INSTRUCTIONS FOR THE TASK:
Without the pictures, can you quote each line below exactly?

···

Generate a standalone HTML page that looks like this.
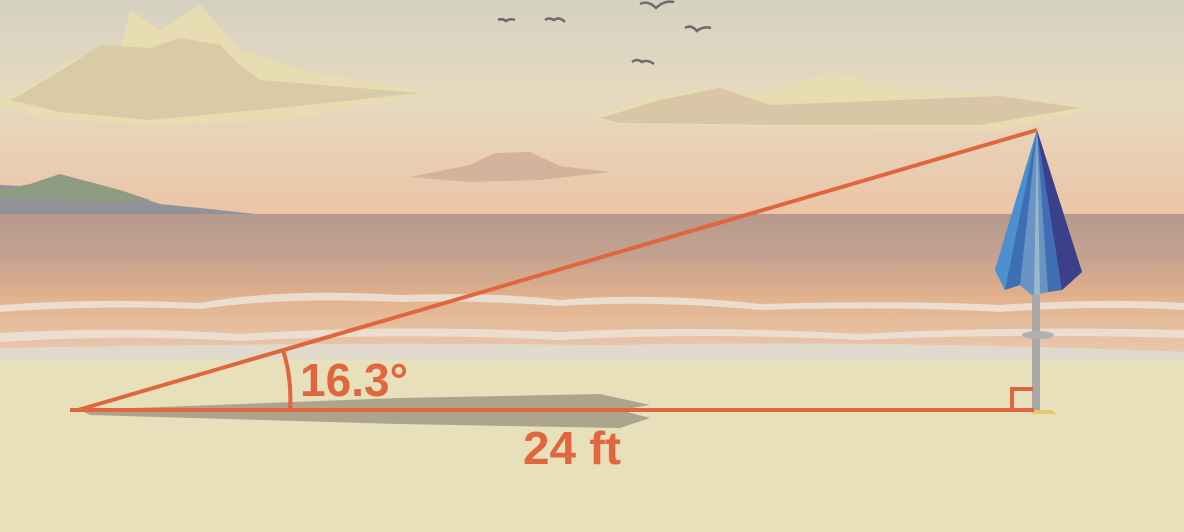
<!DOCTYPE html>
<html><head><meta charset="utf-8"><style>
html,body{margin:0;padding:0;width:1184px;height:532px;overflow:hidden;background:#e7e0ba}
svg{display:block}
text{font-family:"Liberation Sans",sans-serif;font-weight:bold}
</style></head><body>
<svg width="1184" height="532" viewBox="0 0 1184 532">
<defs>
<linearGradient id="sky" x1="0" y1="0" x2="0" y2="1">
<stop offset="0" stop-color="#d5d1c0"/><stop offset="0.45" stop-color="#e6dac0"/><stop offset="1" stop-color="#ecc4a6"/>
</linearGradient>
<linearGradient id="sea" x1="0" y1="0" x2="0" y2="1">
<stop offset="0" stop-color="#b69a8e"/><stop offset="0.5" stop-color="#c4a290"/><stop offset="1" stop-color="#e0b08a"/>
</linearGradient>
<linearGradient id="surf" x1="0" y1="0" x2="0" y2="1">
<stop offset="0" stop-color="#e2b28c"/><stop offset="1" stop-color="#e9c9b0"/>
</linearGradient>
</defs>
<rect x="0" y="0" width="1184" height="216" fill="url(#sky)"/>
<g>
<path d="M0,100 L40,80 L70,60 L120,50 L130,10 L160,30 L200,5 L240,50 L300,70 L430,92 L290,120 L150,125 L40,118 L0,105Z" fill="#e8dcb2"/>
<path d="M20,95 L75,62 L100,45 L150,48 L180,38 L220,45 L240,65 L260,80 L420,93 L280,108 L150,120 L60,112 L10,100Z" fill="#d9cba7"/>
<path d="M590,118 L640,100 L700,88 L760,95 L830,72 L880,85 L1000,95 L1100,108 L1000,130 L800,128 L620,124Z" fill="#e8dcb2"/>
<path d="M600,118 L660,100 L720,88 L770,105 L900,100 L1000,96 L1080,108 L980,125 L800,125 L620,123Z" fill="#d8c6a6"/>
<path d="M410,177 L470,165 L495,153 L530,152 L560,166 L610,172 L540,180 L470,182Z" fill="#d4b29c"/>
</g>
<g fill="none" stroke="#6e6a70" stroke-width="2.5">
<path d="M640,4 q8,-4 16,4 q8,-8 18,-6"/>
<path d="M685,28 q6,-4 12,3 q6,-5 14,-3"/>
<path d="M545,20 q4,-3 9,0 q5,-4 11,2"/>
<path d="M498,20 q4,-2 8,1 q4,-3 9,-1"/>
<path d="M632,62 q5,-4 10,0 q5,-3 12,2"/>
</g>
<path d="M0,185 L20,186 L60,182 L90,188 L130,194 L160,204 L200,208 L265,215 L0,215Z" fill="#92939a"/>
<path d="M0,190 L30,184 L60,174 L90,182 L120,190 L150,200 L110,202 L50,200 L0,198Z" fill="#8e9c82"/>
<rect x="0" y="214" width="1184" height="84" fill="url(#sea)"/>
<rect x="0" y="296" width="1184" height="62" fill="url(#surf)"/>
<g fill="#ece2d6" opacity="0.9">
<path d="M0,305 Q100,298 200,303 Q280,288 400,295 Q500,292 560,300 Q650,292 760,304 Q900,300 1000,305 Q1100,298 1184,303 L1184,310 Q1100,305 1000,312 Q900,306 760,310 Q650,300 560,306 Q480,300 400,302 Q280,297 200,309 Q100,305 0,312Z"/>
<path d="M0,333 Q120,326 240,334 Q400,324 560,332 Q700,325 860,334 Q1000,326 1184,330 L1184,338 Q1000,333 860,340 Q700,332 560,340 Q400,332 240,341 Q120,334 0,342Z"/>
<path d="M0,348 Q300,342 600,345 Q900,340 1184,352 L1184,368 L0,368Z" fill="#e0dcd0"/>
</g>
<rect x="0" y="360" width="1184" height="172" fill="#e7e0ba"/>
<path d="M80,410 L400,398 L600,394 L650,405 L620,410 L650,418 L620,428 L400,424 L90,415Z" fill="#aca48c"/>
<g>
<rect x="1032" y="290" width="8" height="120" fill="#a8a8a8"/>
<ellipse cx="1038" cy="335" rx="16" ry="4" fill="#b0b0b0"/>
<path d="M1034,410 l-3,4 h26 l-6,-4Z" fill="#e3c96a"/>
<path d="M1037,130 L995,270 L1005,290 L1020,285 L1032,295 L1048,292 L1062,290 L1082,272Z" fill="#3f6fb3"/>
<path d="M1037,130 L1020,285 L1032,295 L1048,292Z" fill="#6a94c6"/>
<path d="M1037,130 L1062,290 L1082,272Z" fill="#3c3f8a"/>
<path d="M1037,130 L995,270 L1005,290Z" fill="#4d90d0"/>
<path d="M1037,130 L1034,295 L1040,295Z" fill="#9ab8c8"/>
</g>
<g fill="none" stroke="#e0663f" stroke-width="4">
<line x1="78" y1="410" x2="1037" y2="130"/>
<line x1="70" y1="410" x2="1034" y2="410"/>
<path d="M283,350 Q292,378 290,410"/>
<path d="M1012,410 V389 H1033"/>
</g>
<text x="300" y="396" font-size="46" fill="#e0663f" textLength="108" lengthAdjust="spacingAndGlyphs">16.3°</text>
<text x="523" y="464" font-size="46" fill="#e0663f" textLength="98" lengthAdjust="spacingAndGlyphs">24 ft</text>
</svg>
</body></html>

···

THE COMPLETED TASK:
Generate a standalone HTML page that looks like this.
<!DOCTYPE html>
<html><head><meta charset="utf-8"><style>
html,body{margin:0;padding:0;width:1184px;height:532px;overflow:hidden;background:#e7e0ba}
svg{display:block}
text{font-family:"Liberation Sans",sans-serif;font-weight:bold}
</style></head><body>
<svg width="1184" height="532" viewBox="0 0 1184 532">
<defs>
<linearGradient id="sky" x1="0" y1="0" x2="0" y2="1">
<stop offset="0" stop-color="#d5d1c0"/><stop offset="0.45" stop-color="#e6dac0"/><stop offset="1" stop-color="#ecc4a6"/>
</linearGradient>
<linearGradient id="sea" x1="0" y1="0" x2="0" y2="1">
<stop offset="0" stop-color="#b69a8e"/><stop offset="0.5" stop-color="#c4a290"/><stop offset="1" stop-color="#e0b08a"/>
</linearGradient>
<linearGradient id="surf" x1="0" y1="0" x2="0" y2="1">
<stop offset="0" stop-color="#e2b28c"/><stop offset="1" stop-color="#e9c9b0"/>
</linearGradient>
</defs>
<rect x="0" y="0" width="1184" height="216" fill="url(#sky)"/>
<g>
<path d="M0,100 L40,80 L70,60 L120,50 L130,10 L160,30 L200,5 L240,50 L300,70 L430,92 L290,120 L150,125 L40,118 L0,105Z" fill="#e8dcb2"/>
<path d="M20,95 L75,62 L100,45 L150,48 L180,38 L220,45 L240,65 L260,80 L420,93 L280,108 L150,120 L60,112 L10,100Z" fill="#d9cba7"/>
<path d="M590,118 L640,100 L700,88 L760,95 L830,72 L880,85 L1000,95 L1100,108 L1000,130 L800,128 L620,124Z" fill="#e8dcb2"/>
<path d="M600,118 L660,100 L720,88 L770,105 L900,100 L1000,96 L1080,108 L980,125 L800,125 L620,123Z" fill="#d8c6a6"/>
<path d="M410,177 L470,165 L495,153 L530,152 L560,166 L610,172 L540,180 L470,182Z" fill="#d4b29c"/>
</g>
<g fill="none" stroke="#6e6a70" stroke-width="2.5">
<path d="M640,4 q8,-4 16,4 q8,-8 18,-6"/>
<path d="M685,28 q6,-4 12,3 q6,-5 14,-3"/>
<path d="M545,20 q4,-3 9,0 q5,-4 11,2"/>
<path d="M498,20 q4,-2 8,1 q4,-3 9,-1"/>
<path d="M632,62 q5,-4 10,0 q5,-3 12,2"/>
</g>
<path d="M0,185 L20,186 L60,182 L90,188 L130,194 L160,204 L200,208 L265,215 L0,215Z" fill="#92939a"/>
<path d="M0,190 L30,184 L60,174 L90,182 L120,190 L150,200 L110,202 L50,200 L0,198Z" fill="#8e9c82"/>
<rect x="0" y="214" width="1184" height="84" fill="url(#sea)"/>
<rect x="0" y="296" width="1184" height="62" fill="url(#surf)"/>
<g fill="#ece2d6" opacity="0.9">
<path d="M0,305 Q100,298 200,303 Q280,288 400,295 Q500,292 560,300 Q650,292 760,304 Q900,300 1000,305 Q1100,298 1184,303 L1184,310 Q1100,305 1000,312 Q900,306 760,310 Q650,300 560,306 Q480,300 400,302 Q280,297 200,309 Q100,305 0,312Z"/>
<path d="M0,333 Q120,326 240,334 Q400,324 560,332 Q700,325 860,334 Q1000,326 1184,330 L1184,338 Q1000,333 860,340 Q700,332 560,340 Q400,332 240,341 Q120,334 0,342Z"/>
<path d="M0,348 Q300,342 600,345 Q900,340 1184,352 L1184,368 L0,368Z" fill="#e0dcd0"/>
</g>
<rect x="0" y="360" width="1184" height="172" fill="#e7e0ba"/>
<path d="M80,410 L400,398 L600,394 L650,405 L620,410 L650,418 L620,428 L400,424 L90,415Z" fill="#aca48c"/>
<g>
<rect x="1032" y="290" width="8" height="120" fill="#a8a8a8"/>
<ellipse cx="1038" cy="335" rx="16" ry="4" fill="#b0b0b0"/>
<path d="M1034,410 l-3,4 h26 l-6,-4Z" fill="#e3c96a"/>
<path d="M1037,130 L995,270 L1005,290 L1020,285 L1032,295 L1048,292 L1062,290 L1082,272Z" fill="#3f6fb3"/>
<path d="M1037,130 L1020,285 L1032,295 L1048,292Z" fill="#6a94c6"/>
<path d="M1037,130 L1062,290 L1082,272Z" fill="#3c3f8a"/>
<path d="M1037,130 L995,270 L1005,290Z" fill="#4d90d0"/>
<path d="M1037,130 L1034,295 L1040,295Z" fill="#9ab8c8"/>
</g>
<g fill="none" stroke="#e0663f" stroke-width="4">
<line x1="78" y1="410" x2="1037" y2="130"/>
<line x1="70" y1="410" x2="1034" y2="410"/>
<path d="M283,350 Q292,378 290,410"/>
<path d="M1012,410 V389 H1033"/>
</g>
<text x="300" y="396" font-size="46" fill="#e0663f" textLength="108" lengthAdjust="spacingAndGlyphs">16.3°</text>
<text x="523" y="464" font-size="46" fill="#e0663f" textLength="98" lengthAdjust="spacingAndGlyphs">24 ft</text>
</svg>
</body></html>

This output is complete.